OBJECTIVE.
Reproduce the material that follows, please, but only from its first line to the line containing "(museu) at (823,173)", inclusive.

DATA SEGMENT.

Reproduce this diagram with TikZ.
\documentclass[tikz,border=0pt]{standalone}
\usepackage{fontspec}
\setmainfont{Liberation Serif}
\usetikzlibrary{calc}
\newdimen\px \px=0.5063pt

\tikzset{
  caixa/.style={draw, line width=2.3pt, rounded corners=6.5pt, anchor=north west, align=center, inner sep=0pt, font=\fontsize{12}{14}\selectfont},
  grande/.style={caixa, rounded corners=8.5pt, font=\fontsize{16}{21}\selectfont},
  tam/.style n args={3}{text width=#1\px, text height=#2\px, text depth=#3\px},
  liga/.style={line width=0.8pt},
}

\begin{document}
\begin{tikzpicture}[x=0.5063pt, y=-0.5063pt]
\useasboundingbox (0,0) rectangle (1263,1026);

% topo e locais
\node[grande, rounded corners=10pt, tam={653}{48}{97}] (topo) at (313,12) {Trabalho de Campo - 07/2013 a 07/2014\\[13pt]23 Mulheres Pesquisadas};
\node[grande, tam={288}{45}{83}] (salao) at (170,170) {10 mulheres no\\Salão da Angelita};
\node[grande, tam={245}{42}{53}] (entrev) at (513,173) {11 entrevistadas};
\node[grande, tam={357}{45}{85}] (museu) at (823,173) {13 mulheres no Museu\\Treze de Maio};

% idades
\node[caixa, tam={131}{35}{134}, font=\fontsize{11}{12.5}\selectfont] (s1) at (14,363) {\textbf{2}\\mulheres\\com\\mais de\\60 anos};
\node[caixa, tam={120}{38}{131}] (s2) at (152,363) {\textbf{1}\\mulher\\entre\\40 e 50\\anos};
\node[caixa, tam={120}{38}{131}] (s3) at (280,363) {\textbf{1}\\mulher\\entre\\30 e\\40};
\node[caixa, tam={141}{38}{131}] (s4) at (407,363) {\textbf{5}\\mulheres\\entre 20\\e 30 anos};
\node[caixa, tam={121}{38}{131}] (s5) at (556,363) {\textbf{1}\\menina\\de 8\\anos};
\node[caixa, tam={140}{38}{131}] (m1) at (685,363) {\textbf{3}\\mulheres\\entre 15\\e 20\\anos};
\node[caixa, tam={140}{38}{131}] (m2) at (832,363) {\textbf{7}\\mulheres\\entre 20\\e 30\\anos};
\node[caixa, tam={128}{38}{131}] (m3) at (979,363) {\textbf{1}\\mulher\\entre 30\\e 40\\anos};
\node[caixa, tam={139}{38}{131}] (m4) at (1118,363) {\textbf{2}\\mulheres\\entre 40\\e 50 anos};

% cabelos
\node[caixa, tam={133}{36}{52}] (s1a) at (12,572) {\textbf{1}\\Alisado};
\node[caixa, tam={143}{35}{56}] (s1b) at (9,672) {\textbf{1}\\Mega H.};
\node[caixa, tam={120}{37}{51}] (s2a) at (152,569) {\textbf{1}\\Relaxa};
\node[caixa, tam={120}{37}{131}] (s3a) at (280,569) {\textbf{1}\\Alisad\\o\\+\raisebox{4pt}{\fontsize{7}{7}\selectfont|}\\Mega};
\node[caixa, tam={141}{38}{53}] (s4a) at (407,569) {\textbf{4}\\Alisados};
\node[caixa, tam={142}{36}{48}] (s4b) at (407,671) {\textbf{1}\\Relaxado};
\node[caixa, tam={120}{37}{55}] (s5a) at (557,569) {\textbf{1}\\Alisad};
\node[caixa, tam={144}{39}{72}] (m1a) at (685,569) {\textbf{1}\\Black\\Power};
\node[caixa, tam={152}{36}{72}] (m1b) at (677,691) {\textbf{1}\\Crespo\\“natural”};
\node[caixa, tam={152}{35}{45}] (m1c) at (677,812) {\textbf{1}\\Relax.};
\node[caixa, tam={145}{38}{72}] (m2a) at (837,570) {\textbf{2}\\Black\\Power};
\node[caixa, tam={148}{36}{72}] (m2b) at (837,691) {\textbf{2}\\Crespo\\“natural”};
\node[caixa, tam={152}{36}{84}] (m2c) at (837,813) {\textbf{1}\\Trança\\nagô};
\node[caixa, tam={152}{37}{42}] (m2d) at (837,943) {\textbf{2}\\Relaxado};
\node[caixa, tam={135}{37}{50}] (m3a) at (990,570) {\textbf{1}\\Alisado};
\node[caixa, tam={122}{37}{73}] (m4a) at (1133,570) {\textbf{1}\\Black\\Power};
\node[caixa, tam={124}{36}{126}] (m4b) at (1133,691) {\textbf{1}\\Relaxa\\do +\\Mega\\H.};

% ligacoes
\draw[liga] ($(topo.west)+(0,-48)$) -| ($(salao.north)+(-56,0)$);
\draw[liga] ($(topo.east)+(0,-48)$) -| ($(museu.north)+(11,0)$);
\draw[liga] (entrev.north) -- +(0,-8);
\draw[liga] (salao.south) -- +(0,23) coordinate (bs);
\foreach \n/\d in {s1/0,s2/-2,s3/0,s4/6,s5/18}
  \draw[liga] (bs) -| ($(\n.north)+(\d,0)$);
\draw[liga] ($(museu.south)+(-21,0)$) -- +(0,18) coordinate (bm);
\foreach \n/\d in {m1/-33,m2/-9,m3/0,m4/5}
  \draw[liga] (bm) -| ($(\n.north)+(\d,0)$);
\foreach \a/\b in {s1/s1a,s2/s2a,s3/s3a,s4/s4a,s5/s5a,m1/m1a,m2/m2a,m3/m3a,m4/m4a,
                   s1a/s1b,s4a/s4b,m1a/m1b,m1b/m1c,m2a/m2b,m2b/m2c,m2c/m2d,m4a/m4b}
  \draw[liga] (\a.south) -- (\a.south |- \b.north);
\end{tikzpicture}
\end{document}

OUTPUT OF THE TASK.
Reproduce this diagram with TikZ.
\documentclass[tikz,border=0pt]{standalone}
\usepackage{fontspec}
\setmainfont{Liberation Serif}
\usetikzlibrary{calc}
\newdimen\px \px=0.5063pt

\tikzset{
  caixa/.style={draw, line width=2.3pt, rounded corners=6.5pt, anchor=north west, align=center, inner sep=0pt, font=\fontsize{12}{14}\selectfont},
  grande/.style={caixa, rounded corners=8.5pt, font=\fontsize{16}{21}\selectfont},
  tam/.style n args={3}{text width=#1\px, text height=#2\px, text depth=#3\px},
  liga/.style={line width=0.8pt},
}

\begin{document}
\begin{tikzpicture}[x=0.5063pt, y=-0.5063pt]
\useasboundingbox (0,0) rectangle (1263,1026);

% topo e locais
\node[grande, rounded corners=10pt, tam={653}{48}{97}] (topo) at (313,12) {Trabalho de Campo - 07/2013 a 07/2014\\[13pt]23 Mulheres Pesquisadas};
\node[grande, tam={288}{45}{83}] (salao) at (170,170) {10 mulheres no\\Salão da Angelita};
\node[grande, tam={245}{42}{53}] (entrev) at (513,173) {11 entrevistadas};
\node[grande, tam={357}{45}{85}] (museu) at (823,173) {13 mulheres no Museu\\Treze de Maio};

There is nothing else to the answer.